Opinion

Can Poland become an EV powerhouse?

February 3, 2025

T&E's new director in Poland explains why a new subsidy scheme for EVs is so important for the country

While there are growing calls - especially from Germany - for the European Commission to kick start an EU-wide scheme to support the sale of electric cars, the Polish government has decided it can’t wait. This week it announced ambitious plans to relaunch its own national subsidy scheme for electric vehicles, NaszEauto (Our e-car).

Starting on February 1st, anyone buying an electric car will be eligible for a 18,750 złoty (€4,460) subsidy. This is supported by an additional 10,000 złoty (€2,370) for scrapping their old combustion engine car. Low-income households will receive additional support to go electric.

The program shouldn’t come as a surprise. It was already clearly outlined among the milestones of Poland’s recovery plan published in July 2024. As the implementation is already late, a smooth launch is key for Poland to be able to apply for the payment of the next tranche under the Commission’s Recovery and Resilience Facility.

One of the criticisms in public consultations was the exclusion of large fleet owners from the scope of the program. Current data from the previous subsidy program shows that a majority of applicants are businesses rather than individual consumers (less than 40%). Looking at the whole market, Samar Automotive Market Research Institute estimates that corporate fleets account for nearly 70% of new cars.

It is clear that supporting the renewal of large fleets with zero-emission vehicles will have the biggest impact. It is also a critical step to increase the availability of second-hand e-cars to the wider public. This should be the focus of additional measures such as differentiating deductibility of company cars based on emission levels. With the appropriate flexibility in the recovery plan, the scope of the program could - and should - have been enlarged to cover corporate fleets.

Nevertheless the program is an important step in boosting sales of zero emission cars in Poland, particularly amongst lower income households. It will provide 1.6 billion złoty in support for individuals, and makes specific allowance for families with three or more kids of €7,000 subsidy for an EV and €1,150 for scrapping an old vehicle. Low income householders receive an additional €1,150.

These criteria show a willingness to provide better support to lower income households, one of the biggest barriers for moving to an EV is price. It will be interesting to see how the market reacts to this offer and possibly adapt the criteria to better target these households. This is a significant change in the philosophy of the support.

This is not the only program in the recovery plan supporting the roll out of clean transport. Reading carefully the last version of Poland’s recovery plan provides a good overview of the government’s approach to reducing transport emissions. It is encouraging to see that this support scheme for the acquisition of new vehicles is only part of much wider thinking.

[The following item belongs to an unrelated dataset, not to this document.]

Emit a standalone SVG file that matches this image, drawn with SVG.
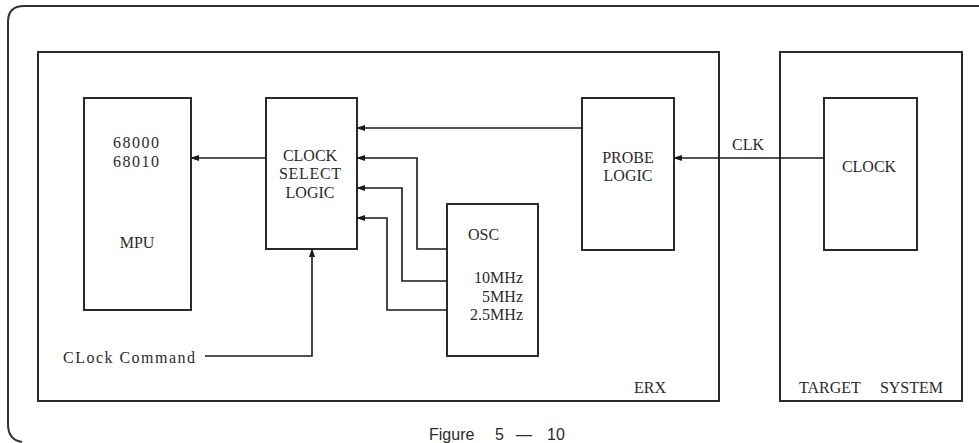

Supporting e-mobility is not only about transport but also energy. The renewal of the fleet goes hand-in-hand with investments in renewable energy generation. Last year saw yet another record with about 30% of Poland’s electricity coming from renewables, almost triple what it was only 10 years ago.

The recovery plan includes milestones and reforms dedicated to the further development of renewable energy sources (in particular offshore wind supported by the construction of servicing infrastructure as well as loans to investors). Increasing renewables’ share also requires modernising the grid. Together with record production from renewable sources, 2024 saw record levels of curtailment (about 730 GWh, i.e. ten times levels seen in 2023). This is something the recovery plan had also anticipated by including legislative changes reinforcing the business case for investing in energy storage.

Supporting e-mobility is also about industrial policy. The Polish government is not only focusing on demand side policies but also encouraging investments in the whole value chain for EVs. This is evident in the Ministry of State Assets' recent statements regarding an e-mobility cluster, which could position Poland as a key player in Europe’s green transport sector. This is also visible in the recovery plan with the creation of a fund to support investments in sustainable mobility and zero-emission energy sources. What is particularly important in this context is that the fund should in particular support R&D and technology transfers which are critical to ensure the development of an EV value chain in Europe.

If done right this could place Poland at the forefront of Europe’s e-mobility transition – not just as a consumer of EVs but as a hub for manufacturing and innovation.